### Dataset content
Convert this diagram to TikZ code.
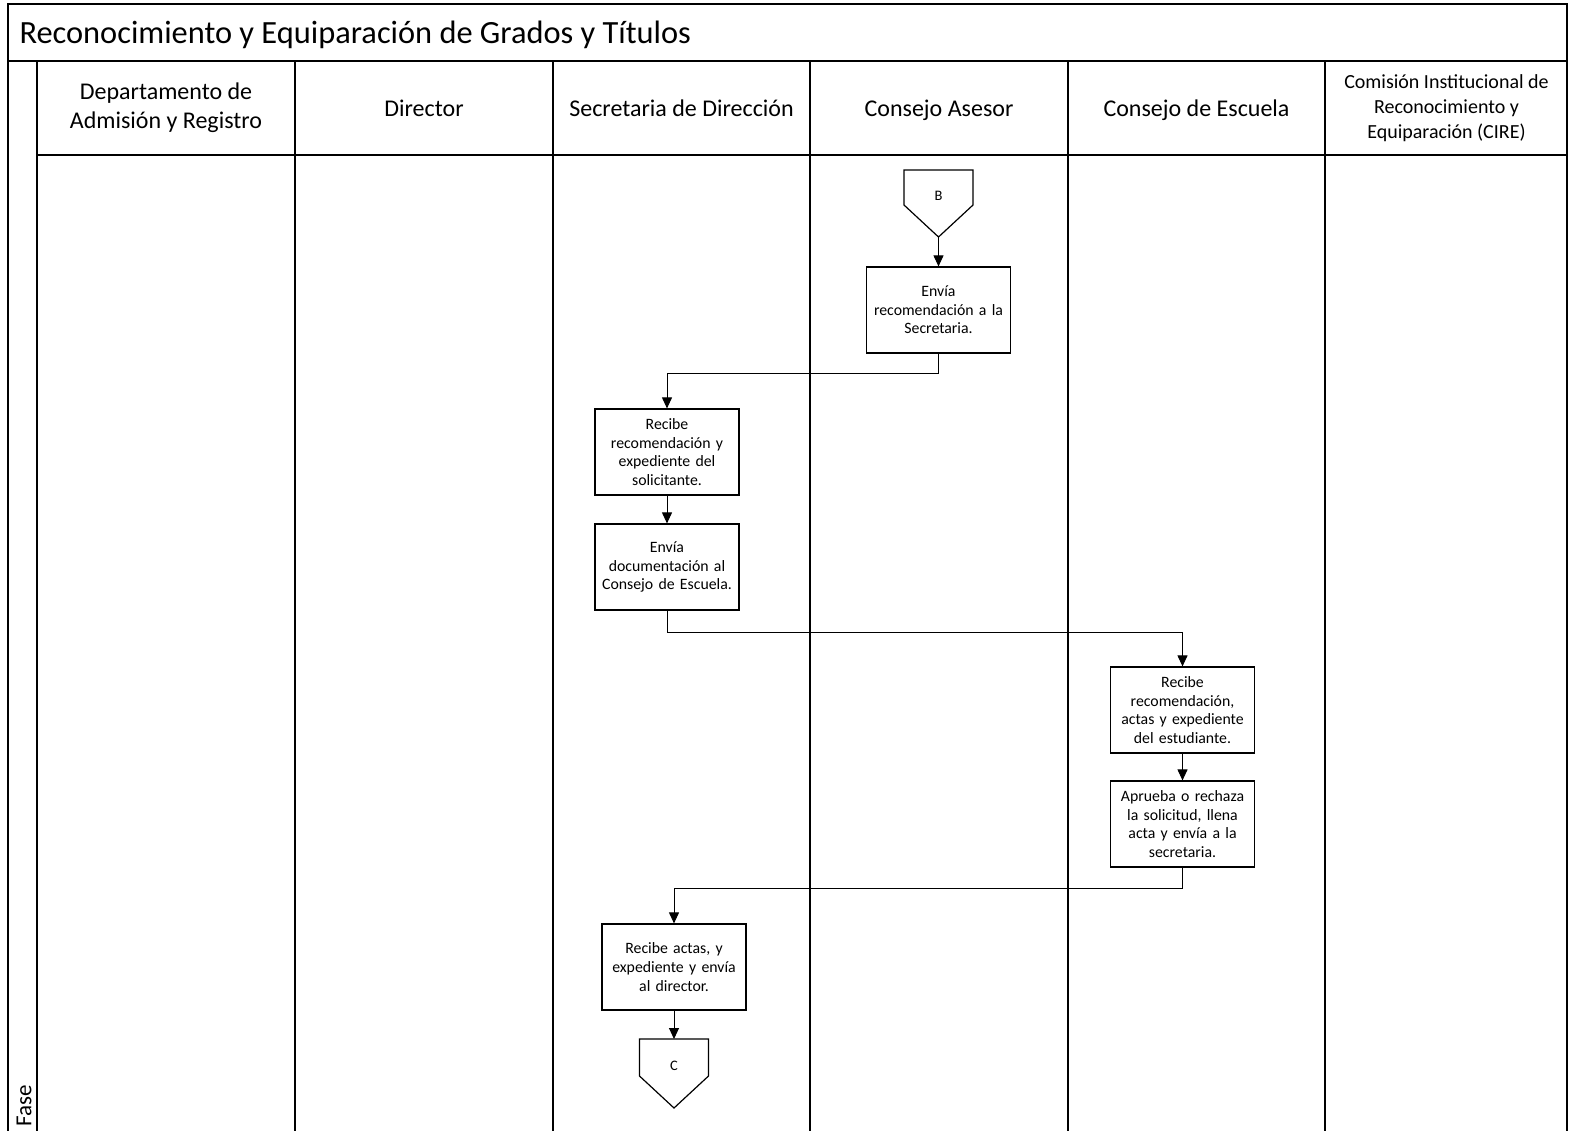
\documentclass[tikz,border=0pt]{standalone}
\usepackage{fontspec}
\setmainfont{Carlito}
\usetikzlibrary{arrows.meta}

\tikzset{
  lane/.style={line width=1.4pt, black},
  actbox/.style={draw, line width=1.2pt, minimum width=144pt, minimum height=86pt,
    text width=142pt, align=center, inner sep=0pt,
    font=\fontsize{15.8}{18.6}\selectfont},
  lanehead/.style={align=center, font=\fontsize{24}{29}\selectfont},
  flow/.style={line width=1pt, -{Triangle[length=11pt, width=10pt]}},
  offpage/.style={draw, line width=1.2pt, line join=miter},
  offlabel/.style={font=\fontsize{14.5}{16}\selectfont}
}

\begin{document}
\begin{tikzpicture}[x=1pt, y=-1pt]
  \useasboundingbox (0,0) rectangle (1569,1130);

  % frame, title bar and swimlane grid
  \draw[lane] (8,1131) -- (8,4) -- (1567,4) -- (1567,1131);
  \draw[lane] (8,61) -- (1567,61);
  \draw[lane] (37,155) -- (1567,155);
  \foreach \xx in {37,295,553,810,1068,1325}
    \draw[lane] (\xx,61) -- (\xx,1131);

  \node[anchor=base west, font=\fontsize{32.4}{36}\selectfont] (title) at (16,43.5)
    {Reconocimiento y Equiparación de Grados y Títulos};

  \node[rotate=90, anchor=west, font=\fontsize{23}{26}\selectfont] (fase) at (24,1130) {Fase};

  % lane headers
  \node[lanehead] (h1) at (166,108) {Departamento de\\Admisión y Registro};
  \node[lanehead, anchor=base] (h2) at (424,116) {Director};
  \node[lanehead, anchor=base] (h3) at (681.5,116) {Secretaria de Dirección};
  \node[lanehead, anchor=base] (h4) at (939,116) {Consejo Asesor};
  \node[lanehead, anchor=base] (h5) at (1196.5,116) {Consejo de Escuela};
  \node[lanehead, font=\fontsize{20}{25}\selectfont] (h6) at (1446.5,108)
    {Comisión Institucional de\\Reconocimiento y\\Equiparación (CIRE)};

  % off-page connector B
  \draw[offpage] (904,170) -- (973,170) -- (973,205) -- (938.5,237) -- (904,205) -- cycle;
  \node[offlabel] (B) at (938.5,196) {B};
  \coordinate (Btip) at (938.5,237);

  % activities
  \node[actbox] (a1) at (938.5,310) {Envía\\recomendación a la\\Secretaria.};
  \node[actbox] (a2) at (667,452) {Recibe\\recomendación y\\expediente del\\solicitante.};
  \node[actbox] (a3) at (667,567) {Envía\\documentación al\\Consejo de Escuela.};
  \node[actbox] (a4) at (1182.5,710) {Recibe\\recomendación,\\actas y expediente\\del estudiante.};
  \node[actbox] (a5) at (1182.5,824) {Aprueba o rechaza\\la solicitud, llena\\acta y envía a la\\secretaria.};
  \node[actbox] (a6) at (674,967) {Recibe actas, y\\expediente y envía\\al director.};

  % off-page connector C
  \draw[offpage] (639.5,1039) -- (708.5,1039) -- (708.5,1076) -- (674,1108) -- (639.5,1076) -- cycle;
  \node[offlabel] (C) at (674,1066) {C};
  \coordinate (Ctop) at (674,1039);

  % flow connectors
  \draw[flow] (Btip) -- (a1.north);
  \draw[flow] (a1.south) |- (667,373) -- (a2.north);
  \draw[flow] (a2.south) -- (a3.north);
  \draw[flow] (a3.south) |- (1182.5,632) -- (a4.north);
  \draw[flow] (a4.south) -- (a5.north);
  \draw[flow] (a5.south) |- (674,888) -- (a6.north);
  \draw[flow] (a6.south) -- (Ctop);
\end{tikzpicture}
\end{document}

### Task goal
Without the pictures, return the listing above from its first line through the line that has "(fase) at (24,1130)".

### Exercise output
Convert this diagram to TikZ code.
\documentclass[tikz,border=0pt]{standalone}
\usepackage{fontspec}
\setmainfont{Carlito}
\usetikzlibrary{arrows.meta}

\tikzset{
  lane/.style={line width=1.4pt, black},
  actbox/.style={draw, line width=1.2pt, minimum width=144pt, minimum height=86pt,
    text width=142pt, align=center, inner sep=0pt,
    font=\fontsize{15.8}{18.6}\selectfont},
  lanehead/.style={align=center, font=\fontsize{24}{29}\selectfont},
  flow/.style={line width=1pt, -{Triangle[length=11pt, width=10pt]}},
  offpage/.style={draw, line width=1.2pt, line join=miter},
  offlabel/.style={font=\fontsize{14.5}{16}\selectfont}
}

\begin{document}
\begin{tikzpicture}[x=1pt, y=-1pt]
  \useasboundingbox (0,0) rectangle (1569,1130);

  % frame, title bar and swimlane grid
  \draw[lane] (8,1131) -- (8,4) -- (1567,4) -- (1567,1131);
  \draw[lane] (8,61) -- (1567,61);
  \draw[lane] (37,155) -- (1567,155);
  \foreach \xx in {37,295,553,810,1068,1325}
    \draw[lane] (\xx,61) -- (\xx,1131);

  \node[anchor=base west, font=\fontsize{32.4}{36}\selectfont] (title) at (16,43.5)
    {Reconocimiento y Equiparación de Grados y Títulos};

  \node[rotate=90, anchor=west, font=\fontsize{23}{26}\selectfont] (fase) at (24,1130) {Fase};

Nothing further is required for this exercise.